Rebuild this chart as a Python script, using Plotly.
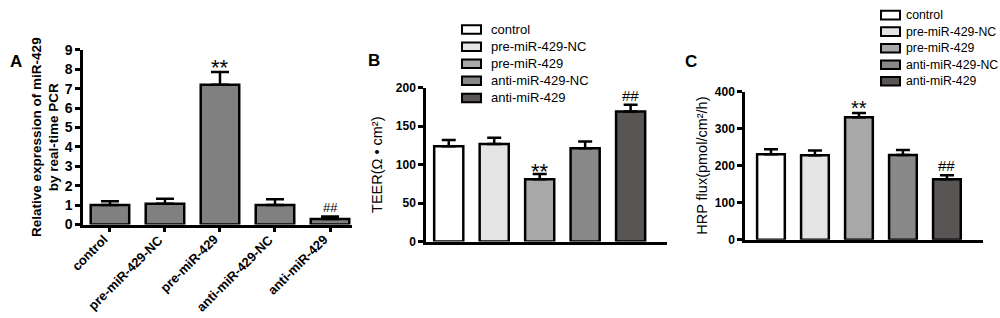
import plotly.graph_objects as go

categories = ["control", "pre-miR-429-NC", "pre-miR-429", "anti-miR-429-NC", "anti-miR-429"]

# Panel A: relative expression
a_values = [1.0, 1.07, 7.2, 1.0, 0.28]
a_errors = [0.2, 0.26, 0.65, 0.3, 0.14]
a_marks = ["", "", "**", "", "##"]

# Panel B: TEER
b_values = [124, 127, 81, 121.5, 169]
b_errors = [8, 8, 7, 8.5, 9]
b_marks = ["", "", "**", "", "##"]

# Panel C: HRP flux
c_values = [231, 228, 331, 229, 163]
c_errors = [13, 13, 11, 13, 11]
c_marks = ["", "", "**", "", "##"]

colors = ["#ffffff", "#e4e4e4", "#a8a8a8", "#888888", "#595555"]
a_color = "#808080"

FONT = "Liberation Sans, Arial, sans-serif"
W, H = 1000, 318
fig = go.Figure()


def px(x):
    return x / W


def py(y):
    return 1 - y / H


# Panel A (single colour bars)
fig.add_trace(go.Bar(
    x=list(range(len(categories))), y=a_values, width=0.7,
    marker=dict(color=a_color, line=dict(color="black", width=2.5)),
    error_y=dict(type="data", symmetric=False, array=a_errors,
                 arrayminus=[0] * len(a_errors), color="black", thickness=2.5, width=9),
    showlegend=False, xaxis="x", yaxis="y",
))

for i, cat in enumerate(categories):
    fig.add_trace(go.Bar(
        x=[i], y=[b_values[i]], width=0.64, name=cat, showlegend=False,
        marker=dict(color=colors[i], line=dict(color="black", width=2.5)),
        error_y=dict(type="data", symmetric=False, array=[b_errors[i]],
                     arrayminus=[0], color="black", thickness=2.5, width=7),
        xaxis="x2", yaxis="y2",
    ))
for i, cat in enumerate(categories):
    fig.add_trace(go.Bar(
        x=[i], y=[c_values[i]], width=0.63, name=cat, showlegend=False,
        marker=dict(color=colors[i], line=dict(color="black", width=2.5)),
        error_y=dict(type="data", symmetric=False, array=[c_errors[i]],
                     arrayminus=[0], color="black", thickness=2.5, width=7),
        xaxis="x3", yaxis="y3",
    ))

annotations = []
for xref, yref, vals, errs, marks, star, hashs, sshift in [
        ("x", "y", a_values, a_errors, a_marks, 22, 13, -10),
        ("x2", "y2", b_values, b_errors, b_marks, 22, 15, -12),
        ("x3", "y3", c_values, c_errors, c_marks, 20, 15, -8)]:
    for i, m in enumerate(marks):
        if not m:
            continue
        big = m == "**"
        annotations.append(dict(
            x=i, y=vals[i] + errs[i], xref=xref, yref=yref, text=m, showarrow=False,
            yanchor="bottom", yshift=sshift if big else -1,
            font=dict(family=FONT, size=star if big else hashs, color="black"),
        ))

# Rotated category labels for panel A
for i, cat in enumerate(categories):
    annotations.append(dict(
        x=i, y=py(233), xref="x", yref="paper", text="<b>%s</b>" % cat,
        showarrow=False, textangle=-45, xanchor="right", yanchor="top", xshift=4,
        font=dict(family=FONT, size=13, color="black"),
    ))

for txt, x, y in [("A", 8, 44), ("B", 374, 43), ("C", 699, 44)]:
    annotations.append(dict(x=px(x), y=py(y), xref="paper", yref="paper",
                            text="<b>%s</b>" % txt, showarrow=False,
                            font=dict(family=FONT, size=17, color="black")))

# Legends (drawn for panels B and C)
shapes = []
for (ix0, ix1, tx, y0, dy, fs) in [(462, 481, 489, 22.7, 18.0, 13),
                                   (881, 900, 904, 7.5, 17.4, 12.3)]:
    for i, cat in enumerate(categories):
        yc = y0 + dy * i
        shapes.append(dict(type="rect", xref="paper", yref="paper",
                           x0=px(ix0), x1=px(ix1), y0=py(yc + 4.5), y1=py(yc - 4.5),
                           fillcolor=colors[i], line=dict(color="black", width=2)))
        annotations.append(dict(x=px(tx), y=py(yc), xref="paper", yref="paper",
                                xanchor="left", yanchor="middle", text=cat,
                                showarrow=False,
                                font=dict(family=FONT, size=fs, color="black")))

axis_common = dict(showline=True, linecolor="black", linewidth=2.5, showgrid=False,
                   zeroline=False, ticks="outside", tickwidth=2.5, ticklen=5,
                   tickcolor="black")


def bold(s):
    return dict(family=FONT, size=s, color="black", weight="bold")


fig.update_layout(
    width=W, height=H, margin=dict(l=0, r=0, t=0, b=0),
    paper_bgcolor="white", plot_bgcolor="white", barmode="overlay",
    font=dict(family=FONT, color="black"),
    annotations=annotations, shapes=shapes,
    xaxis=dict(domain=[px(83), px(352)], range=[-0.49, 4.4], tickmode="array",
               tickvals=list(range(5)), showticklabels=False,
               anchor="y", **axis_common),
    yaxis=dict(domain=[py(228), py(44)], range=[0, 9], dtick=1, anchor="x",
               tickfont=bold(14),
               title=dict(text="Relative expression of miR-429<br>by real-time PCR",
                          font=bold(13.5), standoff=3),
               **axis_common),
    xaxis2=dict(domain=[px(426), px(667)], range=[-0.5, 4.8], showticklabels=False,
                anchor="y2", **{**axis_common, "ticks": ""}),
    yaxis2=dict(domain=[py(246), py(84)], range=[0, 200], dtick=50, anchor="x2",
                tickfont=bold(12),
                title=dict(text="TEER(Ω • cm²)", font=dict(family=FONT, size=14.5),
                           standoff=10),
                **axis_common),
    xaxis3=dict(domain=[px(745), px(983)], range=[-0.59, 4.82], showticklabels=False,
                anchor="y3", **{**axis_common, "ticks": ""}),
    yaxis3=dict(domain=[py(244), py(88)], range=[0, 400], dtick=100, anchor="x3",
                tickfont=bold(12),
                title=dict(text="HRP flux(pmol/cm²/h)", font=dict(family=FONT, size=14.5),
                           standoff=4),
                **axis_common),
)

fig.write_html("out.html", config={"displayModeBar": False},
               post_script="document.body.style.margin='0px';")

★ ★ ★ ★ ★

GIVEN TASK: Write the material out again exactly as it appears, dropping the pictures.

WRITTEN RESPONSE:
Rebuild this chart as a Python script, using Plotly.
import plotly.graph_objects as go

categories = ["control", "pre-miR-429-NC", "pre-miR-429", "anti-miR-429-NC", "anti-miR-429"]

# Panel A: relative expression
a_values = [1.0, 1.07, 7.2, 1.0, 0.28]
a_errors = [0.2, 0.26, 0.65, 0.3, 0.14]
a_marks = ["", "", "**", "", "##"]

# Panel B: TEER
b_values = [124, 127, 81, 121.5, 169]
b_errors = [8, 8, 7, 8.5, 9]
b_marks = ["", "", "**", "", "##"]

# Panel C: HRP flux
c_values = [231, 228, 331, 229, 163]
c_errors = [13, 13, 11, 13, 11]
c_marks = ["", "", "**", "", "##"]

colors = ["#ffffff", "#e4e4e4", "#a8a8a8", "#888888", "#595555"]
a_color = "#808080"

FONT = "Liberation Sans, Arial, sans-serif"
W, H = 1000, 318
fig = go.Figure()


def px(x):
    return x / W


def py(y):
    return 1 - y / H


# Panel A (single colour bars)
fig.add_trace(go.Bar(
    x=list(range(len(categories))), y=a_values, width=0.7,
    marker=dict(color=a_color, line=dict(color="black", width=2.5)),
    error_y=dict(type="data", symmetric=False, array=a_errors,
                 arrayminus=[0] * len(a_errors), color="black", thickness=2.5, width=9),
    showlegend=False, xaxis="x", yaxis="y",
))

for i, cat in enumerate(categories):
    fig.add_trace(go.Bar(
        x=[i], y=[b_values[i]], width=0.64, name=cat, showlegend=False,
        marker=dict(color=colors[i], line=dict(color="black", width=2.5)),
        error_y=dict(type="data", symmetric=False, array=[b_errors[i]],
                     arrayminus=[0], color="black", thickness=2.5, width=7),
        xaxis="x2", yaxis="y2",
    ))
for i, cat in enumerate(categories):
    fig.add_trace(go.Bar(
        x=[i], y=[c_values[i]], width=0.63, name=cat, showlegend=False,
        marker=dict(color=colors[i], line=dict(color="black", width=2.5)),
        error_y=dict(type="data", symmetric=False, array=[c_errors[i]],
                     arrayminus=[0], color="black", thickness=2.5, width=7),
        xaxis="x3", yaxis="y3",
    ))

annotations = []
for xref, yref, vals, errs, marks, star, hashs, sshift in [
        ("x", "y", a_values, a_errors, a_marks, 22, 13, -10),
        ("x2", "y2", b_values, b_errors, b_marks, 22, 15, -12),
        ("x3", "y3", c_values, c_errors, c_marks, 20, 15, -8)]:
    for i, m in enumerate(marks):
        if not m:
            continue
        big = m == "**"
        annotations.append(dict(
            x=i, y=vals[i] + errs[i], xref=xref, yref=yref, text=m, showarrow=False,
            yanchor="bottom", yshift=sshift if big else -1,
            font=dict(family=FONT, size=star if big else hashs, color="black"),
        ))

# Rotated category labels for panel A
for i, cat in enumerate(categories):
    annotations.append(dict(
        x=i, y=py(233), xref="x", yref="paper", text="<b>%s</b>" % cat,
        showarrow=False, textangle=-45, xanchor="right", yanchor="top", xshift=4,
        font=dict(family=FONT, size=13, color="black"),
    ))

for txt, x, y in [("A", 8, 44), ("B", 374, 43), ("C", 699, 44)]:
    annotations.append(dict(x=px(x), y=py(y), xref="paper", yref="paper",
                            text="<b>%s</b>" % txt, showarrow=False,
                            font=dict(family=FONT, size=17, color="black")))

# Legends (drawn for panels B and C)
shapes = []
for (ix0, ix1, tx, y0, dy, fs) in [(462, 481, 489, 22.7, 18.0, 13),
                                   (881, 900, 904, 7.5, 17.4, 12.3)]:
    for i, cat in enumerate(categories):
        yc = y0 + dy * i
        shapes.append(dict(type="rect", xref="paper", yref="paper",
                           x0=px(ix0), x1=px(ix1), y0=py(yc + 4.5), y1=py(yc - 4.5),
                           fillcolor=colors[i], line=dict(color="black", width=2)))
        annotations.append(dict(x=px(tx), y=py(yc), xref="paper", yref="paper",
                                xanchor="left", yanchor="middle", text=cat,
                                showarrow=False,
                                font=dict(family=FONT, size=fs, color="black")))

axis_common = dict(showline=True, linecolor="black", linewidth=2.5, showgrid=False,
                   zeroline=False, ticks="outside", tickwidth=2.5, ticklen=5,
                   tickcolor="black")


def bold(s):
    return dict(family=FONT, size=s, color="black", weight="bold")


fig.update_layout(
    width=W, height=H, margin=dict(l=0, r=0, t=0, b=0),
    paper_bgcolor="white", plot_bgcolor="white", barmode="overlay",
    font=dict(family=FONT, color="black"),
    annotations=annotations, shapes=shapes,
    xaxis=dict(domain=[px(83), px(352)], range=[-0.49, 4.4], tickmode="array",
               tickvals=list(range(5)), showticklabels=False,
               anchor="y", **axis_common),
    yaxis=dict(domain=[py(228), py(44)], range=[0, 9], dtick=1, anchor="x",
               tickfont=bold(14),
               title=dict(text="Relative expression of miR-429<br>by real-time PCR",
                          font=bold(13.5), standoff=3),
               **axis_common),
    xaxis2=dict(domain=[px(426), px(667)], range=[-0.5, 4.8], showticklabels=False,
                anchor="y2", **{**axis_common, "ticks": ""}),
    yaxis2=dict(domain=[py(246), py(84)], range=[0, 200], dtick=50, anchor="x2",
                tickfont=bold(12),
                title=dict(text="TEER(Ω • cm²)", font=dict(family=FONT, size=14.5),
                           standoff=10),
                **axis_common),
    xaxis3=dict(domain=[px(745), px(983)], range=[-0.59, 4.82], showticklabels=False,
                anchor="y3", **{**axis_common, "ticks": ""}),
    yaxis3=dict(domain=[py(244), py(88)], range=[0, 400], dtick=100, anchor="x3",
                tickfont=bold(12),
                title=dict(text="HRP flux(pmol/cm²/h)", font=dict(family=FONT, size=14.5),
                           standoff=4),
                **axis_common),
)

fig.write_html("out.html", config={"displayModeBar": False},
               post_script="document.body.style.margin='0px';")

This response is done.